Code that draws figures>
★ ★ ★ ★
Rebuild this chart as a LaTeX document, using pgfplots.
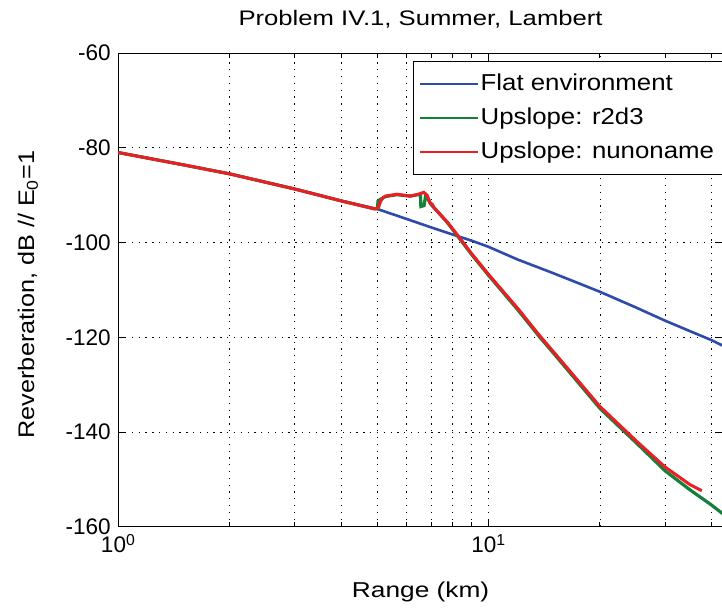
\documentclass[border=0pt]{standalone}
\usepackage{fontspec}
\setmainfont{Liberation Sans}
\newfontfamily\wideA{Liberation Sans}[FakeStretch=1.22]
\newfontfamily\wideB{Liberation Sans}[FakeStretch=1.12]
\usepackage{pgfplots}
\pgfplotsset{compat=1.18}
\definecolor{cblue}{RGB}{45,75,170}
\definecolor{cgreen}{RGB}{20,128,60}
\definecolor{cred}{RGB}{235,30,35}
\begin{document}
\fontsize{22}{26}\selectfont
\begin{tikzpicture}
\begin{axis}[
  scale only axis, width=604pt, height=473pt,
  xmode=log, log basis x=10,
  xmin=1, xmax=43, ymin=-160, ymax=-60,
  ytick={-160,-140,...,-60},
  xtick={1,10}, xticklabels={10\textsuperscript{0},10\textsuperscript{1}},
  minor xtick={2,3,4,5,6,7,8,9,20,30,40},
  grid=both,
  major grid style={black, line width=0.7pt, dash pattern=on 1.3pt off 5.5pt},
  minor grid style={black, line width=0.7pt, dash pattern=on 1.3pt off 5.5pt},
  tick style={black, line width=0.8pt},
  major tick length=8pt, minor tick length=5pt,
  axis line style={black, line width=1pt},
  /pgf/number format/assume math mode=true,
  tick label style={font=\fontsize{22.5}{26}\selectfont},
  title={Problem IV.1, Summer, Lambert},
  title style={at={(axis description cs:0.5,1.0465)}, anchor=base, font=\wideA\fontsize{21}{24}\selectfont},
  xlabel={Range (km)},
  xlabel style={at={(axis description cs:0.5,-0.150)}, anchor=base, font=\wideA\fontsize{21.5}{26}\selectfont},
  ylabel={Reverberation, dB // E\textsubscript{0}=1},
  ylabel style={at={(axis description cs:-0.139,0.49)}, anchor=base, font=\wideB\fontsize{22.5}{26}\selectfont},
  legend style={at={(axis description cs:0.487,0.983)}, anchor=north west, draw=black, line width=1pt, fill=white,
    font=\wideB\fontsize{23}{26}\selectfont, row sep=10pt, inner xsep=6pt, inner ysep=10.5pt},
  legend cell align=left,
  legend image code/.code={\draw[#1, line width=2.4pt] (0pt,0pt) -- (57pt,0pt);},
]
\addplot[cblue, line width=2.6pt] coordinates {
(1,-81.0) (1.5,-83.6) (2,-85.5) (3,-88.7) (4,-91.2) (5,-92.9) (6,-95.0) (7,-96.8)
(8,-98.3) (9,-99.6) (10,-100.9) (12,-103.6) (15,-106.5) (20,-110.4) (25,-113.7)
(30,-116.5) (35,-118.7) (40,-120.6) (43,-121.8)};
\addlegendentry{\makebox[245pt][l]{Flat environment}}
\addplot[cgreen, line width=3.2pt] coordinates {
(1,-81.0) (1.5,-83.6) (2,-85.5) (3,-88.7) (4,-91.2) (4.93,-92.9) (5.02,-92.9)
(5.03,-91.3) (5.1,-90.9) (5.27,-90.3) (5.66,-89.9) (6.15,-90.2) (6.45,-89.9) (6.55,-89.7)
(6.57,-92.4) (6.70,-92.2) (6.76,-90.3) (6.83,-90.5) (6.97,-91.8) (7.12,-92.6) (7.73,-95.7)
(8.4,-99.4) (9,-102.5) (10,-106.9) (12,-114.2) (13.8,-120.1) (15,-123.4) (20,-135.0)
(25,-142.2) (30,-148.2) (35,-152.2) (40,-155.4) (43,-157.3)};
\addlegendentry{\makebox[245pt][l]{Upslope: r2d3}}
\addplot[cred, line width=3.0pt] coordinates {
(1,-81.0) (1.5,-83.6) (2,-85.5) (3,-88.7) (4,-91.2) (4.93,-92.9) (5.05,-92.6)
(5.12,-91.2) (5.2,-90.5) (5.27,-90.2) (5.66,-89.8) (6.15,-90.2) (6.55,-89.7) (6.69,-89.4)
(6.83,-90.0) (6.97,-91.7) (7.05,-91.9) (7.12,-92.6) (7.73,-95.6) (8.4,-99.2) (9,-102.3)
(10,-106.7) (12,-113.9) (13.8,-119.8) (15,-123.1) (20,-134.6) (25,-141.8) (30,-147.4)
(35,-151.1) (37.7,-152.4)};
\addlegendentry{\makebox[245pt][l]{Upslope: nunoname}}
\end{axis}
\pgfresetboundingbox
\path[use as bounding box] ([shift={(-118pt,-83pt)}]current axis.south west) rectangle ([shift={(603pt,526pt)}]current axis.south west);
\end{tikzpicture}
\end{document}
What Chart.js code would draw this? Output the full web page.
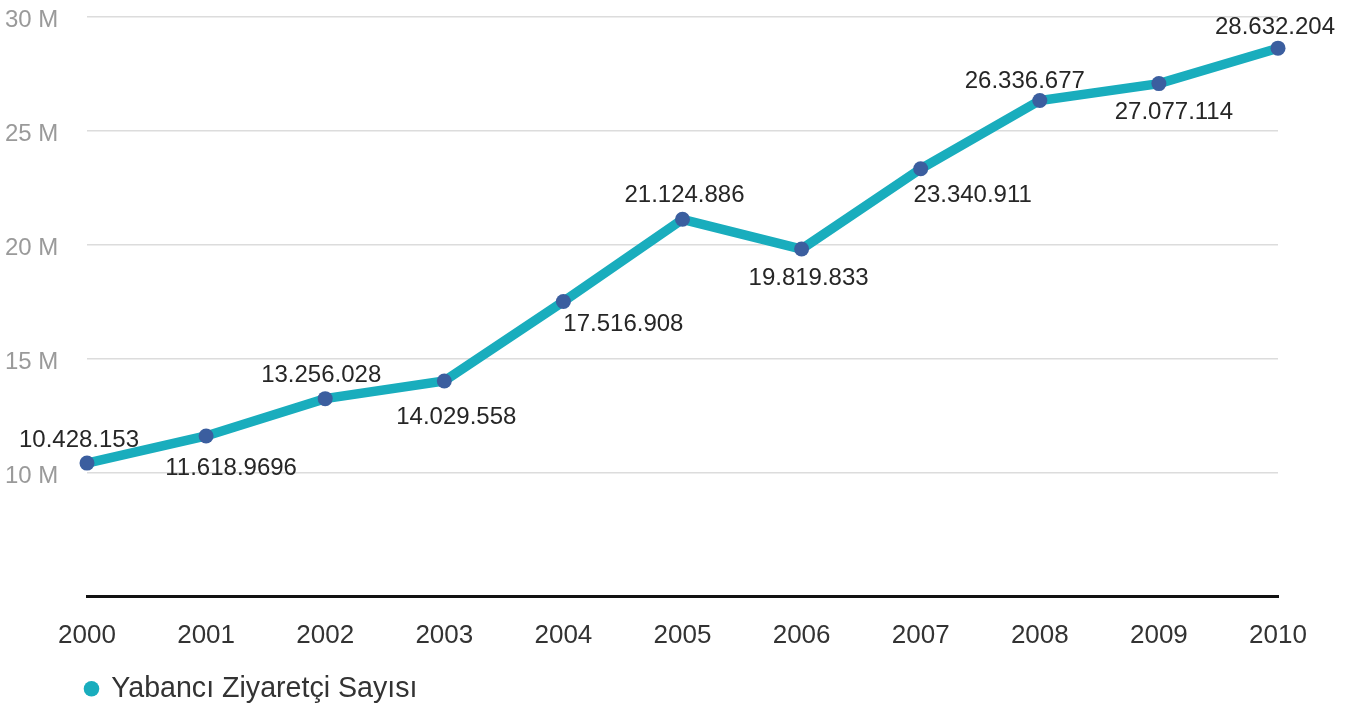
★ ★ ★ ★
INSTRUCTIONS FOR THE TASK> Restate the records word for word, omitting images.

OUTPUT FOR THIS TASK>
Rebuild this chart as a LaTeX document, using pgfplots.
\documentclass[border=0pt]{standalone}
\usepackage{fontspec}
\setmainfont{Liberation Sans}
\newfontfamily\wideA{Liberation Sans}[FakeStretch=1.22]
\newfontfamily\wideB{Liberation Sans}[FakeStretch=1.12]
\usepackage{pgfplots}
\pgfplotsset{compat=1.18}
\definecolor{cblue}{RGB}{45,75,170}
\definecolor{cgreen}{RGB}{20,128,60}
\definecolor{cred}{RGB}{235,30,35}
\begin{document}
\fontsize{22}{26}\selectfont
\begin{tikzpicture}
\begin{axis}[
  scale only axis, width=604pt, height=473pt,
  xmode=log, log basis x=10,
  xmin=1, xmax=43, ymin=-160, ymax=-60,
  ytick={-160,-140,...,-60},
  xtick={1,10}, xticklabels={10\textsuperscript{0},10\textsuperscript{1}},
  minor xtick={2,3,4,5,6,7,8,9,20,30,40},
  grid=both,
  major grid style={black, line width=0.7pt, dash pattern=on 1.3pt off 5.5pt},
  minor grid style={black, line width=0.7pt, dash pattern=on 1.3pt off 5.5pt},
  tick style={black, line width=0.8pt},
  major tick length=8pt, minor tick length=5pt,
  axis line style={black, line width=1pt},
  /pgf/number format/assume math mode=true,
  tick label style={font=\fontsize{22.5}{26}\selectfont},
  title={Problem IV.1, Summer, Lambert},
  title style={at={(axis description cs:0.5,1.0465)}, anchor=base, font=\wideA\fontsize{21}{24}\selectfont},
  xlabel={Range (km)},
  xlabel style={at={(axis description cs:0.5,-0.150)}, anchor=base, font=\wideA\fontsize{21.5}{26}\selectfont},
  ylabel={Reverberation, dB // E\textsubscript{0}=1},
  ylabel style={at={(axis description cs:-0.139,0.49)}, anchor=base, font=\wideB\fontsize{22.5}{26}\selectfont},
  legend style={at={(axis description cs:0.487,0.983)}, anchor=north west, draw=black, line width=1pt, fill=white,
    font=\wideB\fontsize{23}{26}\selectfont, row sep=10pt, inner xsep=6pt, inner ysep=10.5pt},
  legend cell align=left,
  legend image code/.code={\draw[#1, line width=2.4pt] (0pt,0pt) -- (57pt,0pt);},
]
\addplot[cblue, line width=2.6pt] coordinates {
(1,-81.0) (1.5,-83.6) (2,-85.5) (3,-88.7) (4,-91.2) (5,-92.9) (6,-95.0) (7,-96.8)
(8,-98.3) (9,-99.6) (10,-100.9) (12,-103.6) (15,-106.5) (20,-110.4) (25,-113.7)
(30,-116.5) (35,-118.7) (40,-120.6) (43,-121.8)};
\addlegendentry{\makebox[245pt][l]{Flat environment}}
\addplot[cgreen, line width=3.2pt] coordinates {
(1,-81.0) (1.5,-83.6) (2,-85.5) (3,-88.7) (4,-91.2) (4.93,-92.9) (5.02,-92.9)
(5.03,-91.3) (5.1,-90.9) (5.27,-90.3) (5.66,-89.9) (6.15,-90.2) (6.45,-89.9) (6.55,-89.7)
(6.57,-92.4) (6.70,-92.2) (6.76,-90.3) (6.83,-90.5) (6.97,-91.8) (7.12,-92.6) (7.73,-95.7)
(8.4,-99.4) (9,-102.5) (10,-106.9) (12,-114.2) (13.8,-120.1) (15,-123.4) (20,-135.0)
(25,-142.2) (30,-148.2) (35,-152.2) (40,-155.4) (43,-157.3)};
\addlegendentry{\makebox[245pt][l]{Upslope: r2d3}}
\addplot[cred, line width=3.0pt] coordinates {
(1,-81.0) (1.5,-83.6) (2,-85.5) (3,-88.7) (4,-91.2) (4.93,-92.9) (5.05,-92.6)
(5.12,-91.2) (5.2,-90.5) (5.27,-90.2) (5.66,-89.8) (6.15,-90.2) (6.55,-89.7) (6.69,-89.4)
(6.83,-90.0) (6.97,-91.7) (7.05,-91.9) (7.12,-92.6) (7.73,-95.6) (8.4,-99.2) (9,-102.3)
(10,-106.7) (12,-113.9) (13.8,-119.8) (15,-123.1) (20,-134.6) (25,-141.8) (30,-147.4)
(35,-151.1) (37.7,-152.4)};
\addlegendentry{\makebox[245pt][l]{Upslope: nunoname}}
\end{axis}
\pgfresetboundingbox
\path[use as bounding box] ([shift={(-118pt,-83pt)}]current axis.south west) rectangle ([shift={(603pt,526pt)}]current axis.south west);
\end{tikzpicture}
\end{document}
What Chart.js code would draw this? Output the full web page.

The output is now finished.